The Community Music School is overjoyed
to be a recipient of the 2003 Coming Up Taller Award!
Community Music School is proud to announce the honor of being a 2003 Coming Up Taller Award recipient. Coming Up Taller is a national initiative that recognizes and supports outstanding out-of-school and after-school arts and humanities programs for young people. It is a project of the President's Committee on the Arts and the Humanities, in partnership with three national cultural agencies: the Institute of Museum and Library Services, the National Endowment for the Arts, and the National Endowment for the Humanities. With this national recognition comes a $10,000 award.

Executive Director Marty Suttle, 8-year-old piano student Falisha Pierre-Louis, and Falisha's mother, Marie Pierre-Louis traveled to Washington D.C. on November 5, 2003 to attend the Coming Up Taller awards ceremony hosted by First Lady Laura Bush in the East Room of the White House. Mrs. Bush spoke of the importance of the arts and humanities in the lives of young people saying that she congratulates this year's Coming Up Taller Award recipients for the exemplary work they are doing in their communities to enrich the lives of young people.

Mrs. Bush and the respected chairs of the partner agencies presented each of the 18 organizations with a plaque and their congratulations. Coming Up Taller recipients are chosen through a national nomination process. This year, 378 organizations from 48 states, Puerto Rico, and Mexico submitted nominations for this prestigious award. Sixteen organizations from the United States and two organizations from Mexico were selected as Coming Up Taller Award winners.

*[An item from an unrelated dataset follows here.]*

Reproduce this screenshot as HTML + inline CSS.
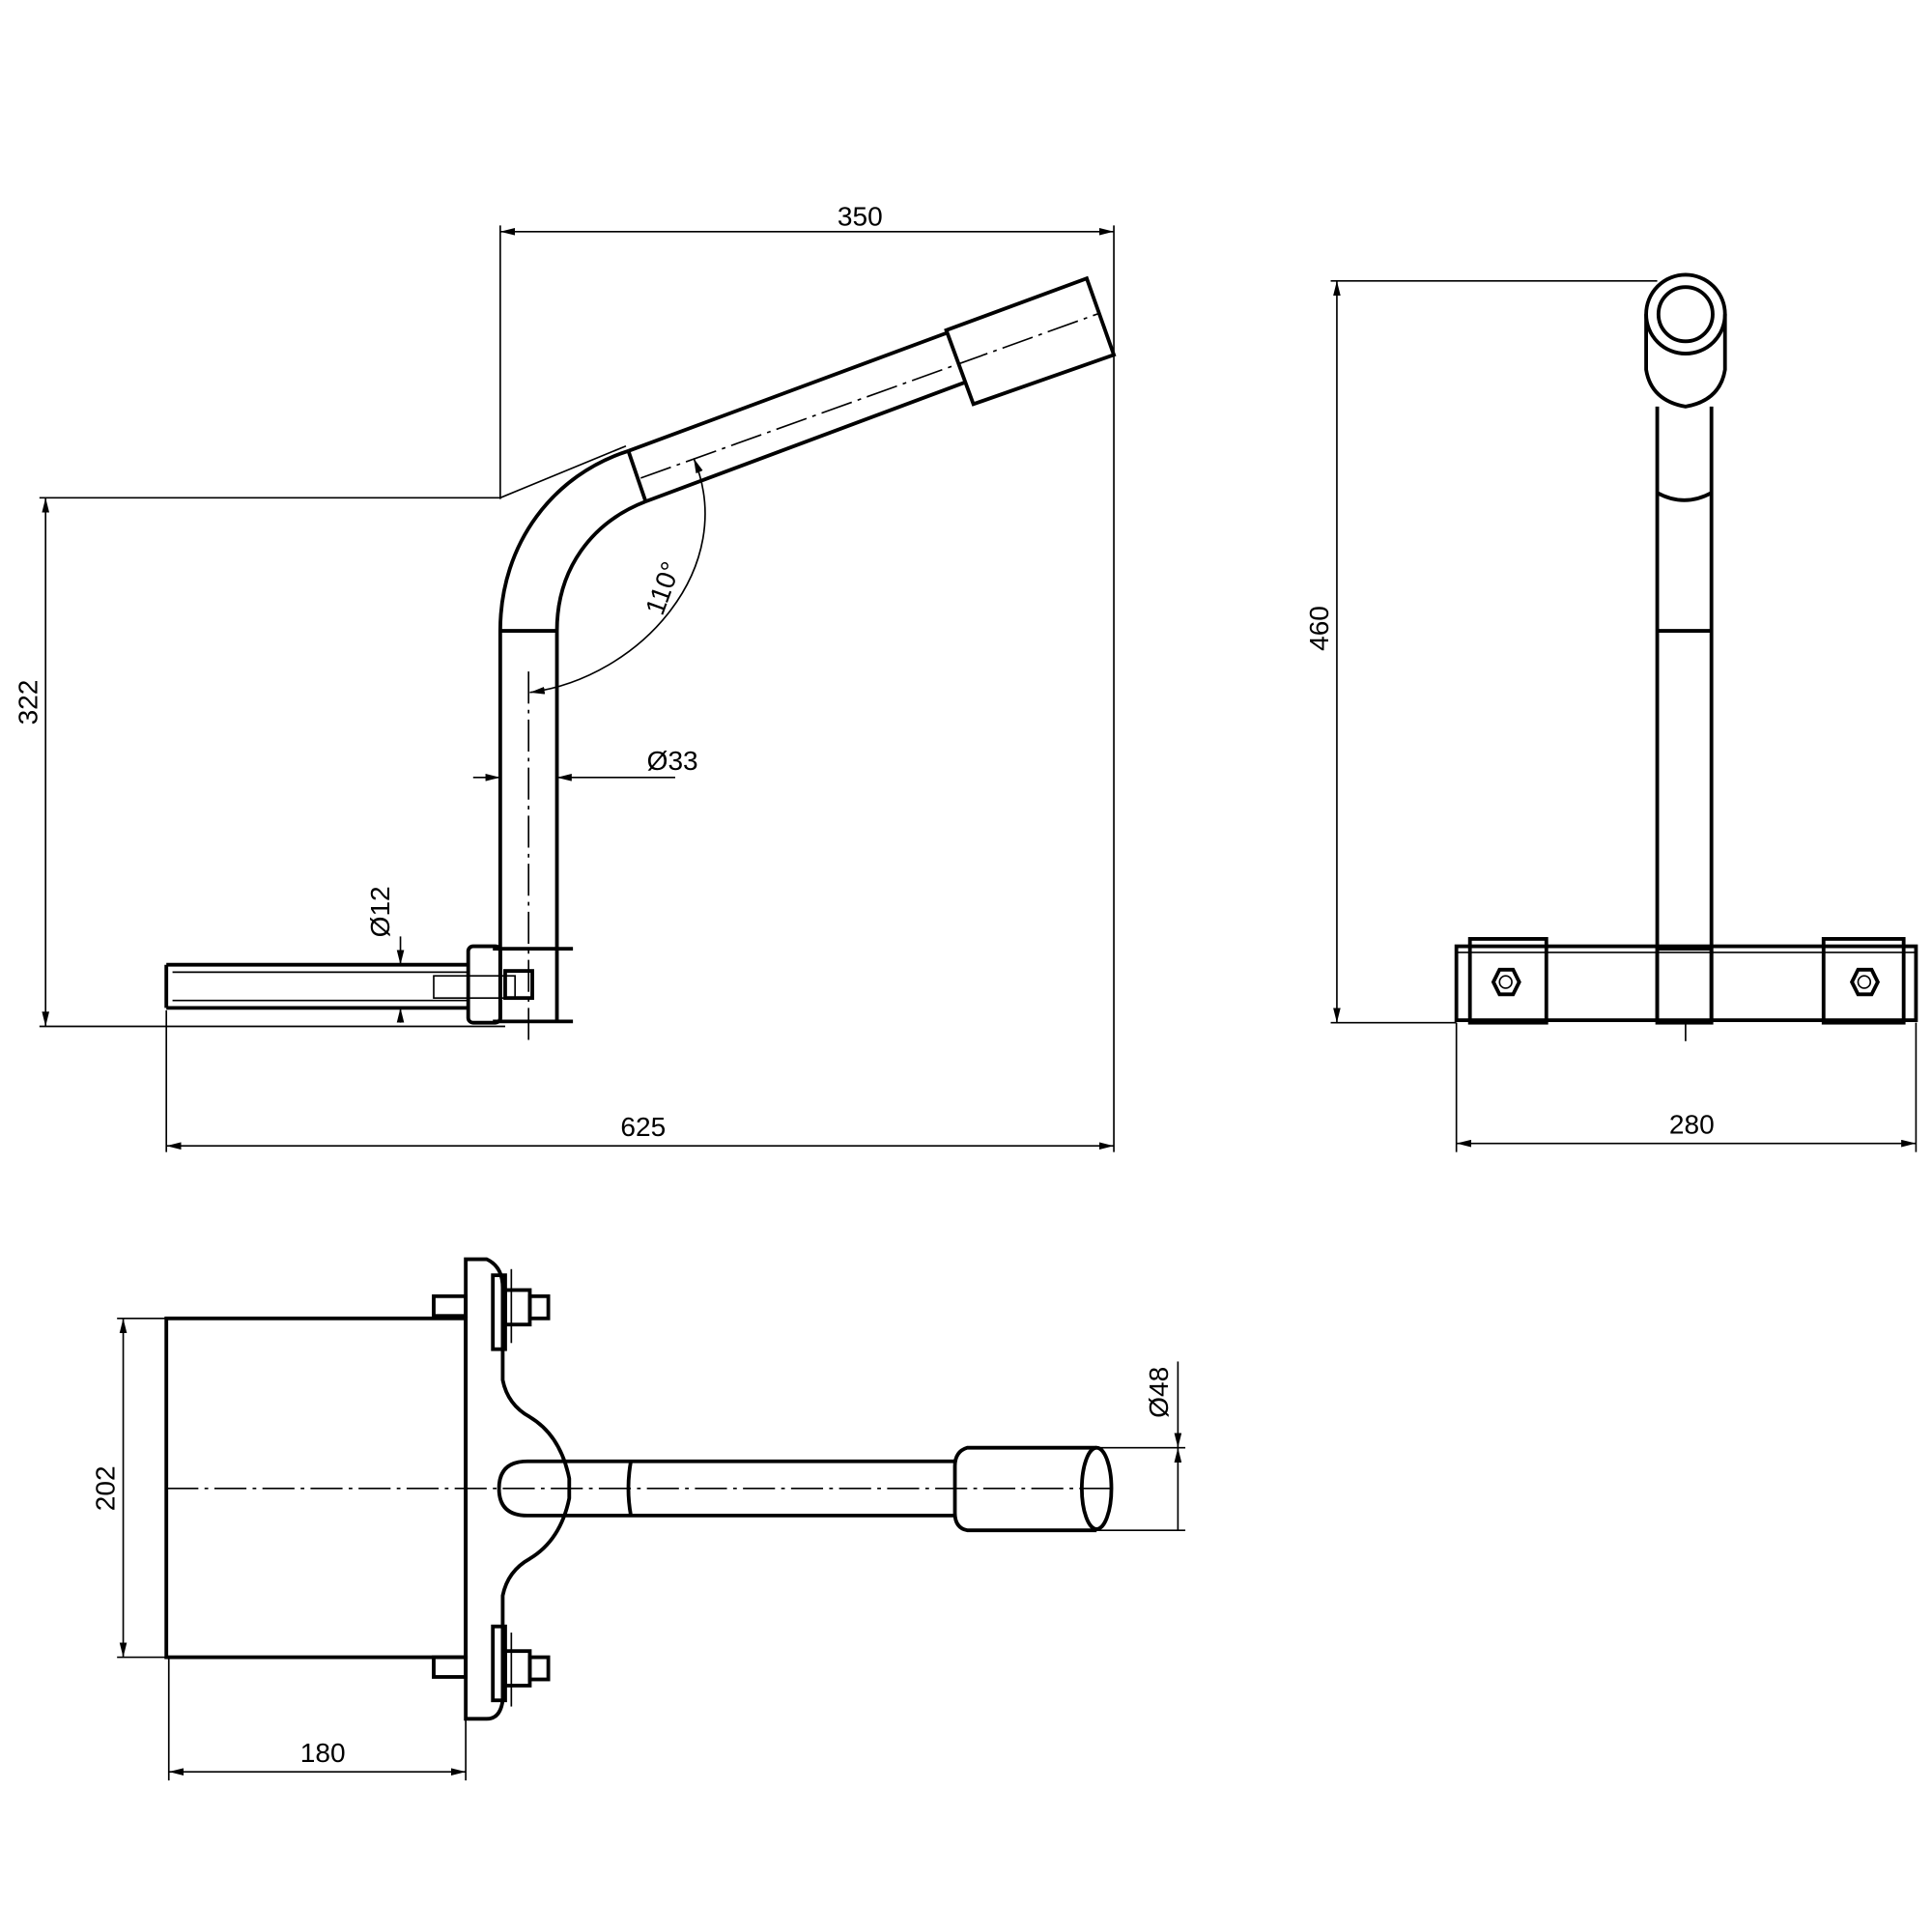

The Coming Up Taller program began in 1998, and has since awarded 10 organizations annually for their work with under-served youth. In 2003, First Lady Laura Bush chose to raise the number of recipients to 18 citing the high caliber of all of the entries. Community Music School was commended for not only offering music lessons to the low-income youth of Wake County, North Carolina, but for doing so in a one-to-one student-teacher ratio. The student receives these lessons for one dollar per week, for thirty weeks during the traditional school year. This one-on-one interaction with an adult mentor is invaluable in the lives of the students, and Community Music School was rewarded for its dedication to the music education and betterment of the lives of the youth in its community.